The adult mammalian brain can generate new cells, an ability crucial to healthy brain functioning but one that can be compromised by aging or illness. In the June 24 issue of the journal Cell, Brain & Behavior Research Foundation Independent Investigator Hongjun Song, Ph.D., and colleagues report discoveries that are helping to explain how the brain renews itself.
Neurons are the all-important cells of brain communication. They are surrounded by glia, cells that provide support and protection. Adult neurogenesis and gliogenesis─the birth processes of neurons and of glial cells─occur in different brain regions. Stem cells are precursor cells that have the capacity to replicate themselves and also to mature into different specialized cell types. But whether neurons and glial cells arise from different types of progenitor cells or from a single type has been unclear until the current study.
Dr. Song is Professor of Neurology and Director of the Stem Cell Biology Program at the Institute for Cell Engineering at the Johns Hopkins University School of Medicine. Using mice as their model system, Song and his team developed a genetic strategy for tracing the life cycle of precursor cells in the brain. What they found was that any single stem cell is capable of both replacing itself and of giving rise to both neurons and glia. They also discovered that a lone stem cell can generate two new stem cells; that is, stem cells don’t just maintain the numerical status quo, or deplete in number, they can amplify their number.
In discussing this last, unexpected finding, Dr. Song observed: “If we can somehow cash in on this newly discovered property of stem cells in the brain, and find ways to intervene so they divide more, then we might actually increase their numbers instead of losing them over time, which is what normally happens, perhaps due to aging or diseases.”
In a needle-in-the-haystack approach, the researchers circumvented the problem of the enormous haystack represented by the many cell types in the mouse brain by using as their “needle” just one type of cell, called a radial glia-like precursor, or RGL. They chose to follow the fate of this particular cell based on earlier research showing that RGLs act in stem-cell fashion and give rise to neurons. Through genetic manipulation it was possible to color-code the cells, and track all the new cells generated by each original RGL. The labeled cells were followed for periods ranging up to a year during which they continued to produce progeny.

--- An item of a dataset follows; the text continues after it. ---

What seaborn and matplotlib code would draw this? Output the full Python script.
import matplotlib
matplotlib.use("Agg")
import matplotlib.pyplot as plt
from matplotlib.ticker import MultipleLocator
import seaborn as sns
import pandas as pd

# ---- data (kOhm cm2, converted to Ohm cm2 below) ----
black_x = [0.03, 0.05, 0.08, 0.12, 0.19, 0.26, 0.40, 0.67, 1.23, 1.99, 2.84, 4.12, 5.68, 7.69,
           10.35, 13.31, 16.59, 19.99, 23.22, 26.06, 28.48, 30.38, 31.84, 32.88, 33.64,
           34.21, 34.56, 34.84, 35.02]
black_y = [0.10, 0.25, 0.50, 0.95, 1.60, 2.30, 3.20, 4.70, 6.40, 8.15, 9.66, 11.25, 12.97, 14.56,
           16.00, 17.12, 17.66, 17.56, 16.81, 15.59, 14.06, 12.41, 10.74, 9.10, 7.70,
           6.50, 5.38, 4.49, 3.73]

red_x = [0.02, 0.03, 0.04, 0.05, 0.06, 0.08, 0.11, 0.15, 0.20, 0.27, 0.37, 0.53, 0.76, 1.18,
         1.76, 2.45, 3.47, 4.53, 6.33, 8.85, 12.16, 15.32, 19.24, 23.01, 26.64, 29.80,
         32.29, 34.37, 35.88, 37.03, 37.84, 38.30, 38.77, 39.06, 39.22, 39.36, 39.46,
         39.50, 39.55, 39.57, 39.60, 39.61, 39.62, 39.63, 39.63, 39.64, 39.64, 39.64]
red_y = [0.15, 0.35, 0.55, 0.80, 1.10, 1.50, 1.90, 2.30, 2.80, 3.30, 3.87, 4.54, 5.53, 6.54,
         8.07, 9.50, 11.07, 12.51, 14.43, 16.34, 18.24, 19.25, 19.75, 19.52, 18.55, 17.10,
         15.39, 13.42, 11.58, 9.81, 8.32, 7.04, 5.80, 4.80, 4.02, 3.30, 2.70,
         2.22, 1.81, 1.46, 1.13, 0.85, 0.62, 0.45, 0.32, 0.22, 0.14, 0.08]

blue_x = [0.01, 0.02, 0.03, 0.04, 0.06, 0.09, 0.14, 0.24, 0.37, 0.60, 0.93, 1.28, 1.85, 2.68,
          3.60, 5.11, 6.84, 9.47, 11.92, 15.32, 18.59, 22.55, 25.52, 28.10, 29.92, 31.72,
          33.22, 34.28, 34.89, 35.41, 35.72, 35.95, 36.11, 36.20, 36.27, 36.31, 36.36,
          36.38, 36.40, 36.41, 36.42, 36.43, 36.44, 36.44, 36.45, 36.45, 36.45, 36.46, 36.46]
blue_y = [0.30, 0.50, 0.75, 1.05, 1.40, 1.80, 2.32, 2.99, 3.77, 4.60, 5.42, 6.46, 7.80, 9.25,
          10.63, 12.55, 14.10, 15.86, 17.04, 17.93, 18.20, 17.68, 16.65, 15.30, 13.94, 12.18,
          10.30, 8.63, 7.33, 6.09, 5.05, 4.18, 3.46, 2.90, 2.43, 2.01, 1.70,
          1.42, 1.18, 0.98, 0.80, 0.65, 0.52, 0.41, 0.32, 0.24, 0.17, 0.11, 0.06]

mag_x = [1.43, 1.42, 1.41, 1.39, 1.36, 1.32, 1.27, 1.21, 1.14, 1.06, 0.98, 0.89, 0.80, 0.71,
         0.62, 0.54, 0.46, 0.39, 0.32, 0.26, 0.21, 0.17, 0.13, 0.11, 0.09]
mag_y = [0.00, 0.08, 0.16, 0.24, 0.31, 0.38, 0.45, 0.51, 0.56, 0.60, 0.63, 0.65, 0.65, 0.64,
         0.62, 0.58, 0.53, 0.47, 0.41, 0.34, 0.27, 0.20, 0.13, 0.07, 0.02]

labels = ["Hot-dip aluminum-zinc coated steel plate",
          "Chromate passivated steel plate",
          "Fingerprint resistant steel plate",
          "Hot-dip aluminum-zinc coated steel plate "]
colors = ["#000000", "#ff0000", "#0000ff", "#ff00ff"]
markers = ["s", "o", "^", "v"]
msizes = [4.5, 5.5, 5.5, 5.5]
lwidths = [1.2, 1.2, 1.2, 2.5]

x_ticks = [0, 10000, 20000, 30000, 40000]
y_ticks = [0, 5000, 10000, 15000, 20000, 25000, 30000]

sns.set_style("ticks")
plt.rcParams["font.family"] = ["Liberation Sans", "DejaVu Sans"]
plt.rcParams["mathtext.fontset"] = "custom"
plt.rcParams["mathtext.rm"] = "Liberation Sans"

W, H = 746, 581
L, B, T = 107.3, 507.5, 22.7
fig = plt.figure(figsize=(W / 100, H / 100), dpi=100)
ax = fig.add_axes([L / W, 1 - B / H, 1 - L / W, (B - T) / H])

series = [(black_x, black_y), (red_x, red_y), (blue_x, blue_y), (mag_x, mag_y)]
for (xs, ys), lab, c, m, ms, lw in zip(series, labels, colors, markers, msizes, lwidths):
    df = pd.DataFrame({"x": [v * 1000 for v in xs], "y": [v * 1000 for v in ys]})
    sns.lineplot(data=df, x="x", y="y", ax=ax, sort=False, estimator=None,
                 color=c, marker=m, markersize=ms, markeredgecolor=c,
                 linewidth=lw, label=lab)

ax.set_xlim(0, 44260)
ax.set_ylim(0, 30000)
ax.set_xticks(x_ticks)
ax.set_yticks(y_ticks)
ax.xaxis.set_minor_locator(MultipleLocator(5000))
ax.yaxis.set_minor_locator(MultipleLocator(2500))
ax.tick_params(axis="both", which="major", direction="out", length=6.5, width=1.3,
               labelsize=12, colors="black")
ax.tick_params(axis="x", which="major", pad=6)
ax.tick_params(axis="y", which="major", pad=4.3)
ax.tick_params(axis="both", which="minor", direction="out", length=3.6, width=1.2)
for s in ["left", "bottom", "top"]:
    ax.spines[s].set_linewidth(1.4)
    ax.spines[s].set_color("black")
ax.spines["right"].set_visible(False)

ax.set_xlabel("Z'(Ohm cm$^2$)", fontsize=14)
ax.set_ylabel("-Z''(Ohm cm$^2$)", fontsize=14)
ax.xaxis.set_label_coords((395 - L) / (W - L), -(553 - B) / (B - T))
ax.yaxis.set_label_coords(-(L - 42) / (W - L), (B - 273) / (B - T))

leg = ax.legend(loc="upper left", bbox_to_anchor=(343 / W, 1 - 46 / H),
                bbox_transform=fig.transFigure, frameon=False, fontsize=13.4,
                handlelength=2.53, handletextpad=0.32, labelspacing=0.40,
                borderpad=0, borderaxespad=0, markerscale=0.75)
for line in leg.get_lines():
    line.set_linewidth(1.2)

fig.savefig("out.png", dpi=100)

To explore how RGLs were activated, the scientists focused on the role of a regulatory gene called PTEN (interestingly, an autism-associated gene.) Previously, it had been thought that deleting PTEN increased stem-cell activation, but the Song team showed that the increase is transient and the ultimate effect of PTEN deletion is stem-cell depletion.
Dr. Song received a NARSAD Independent Investigator Grant in 2008.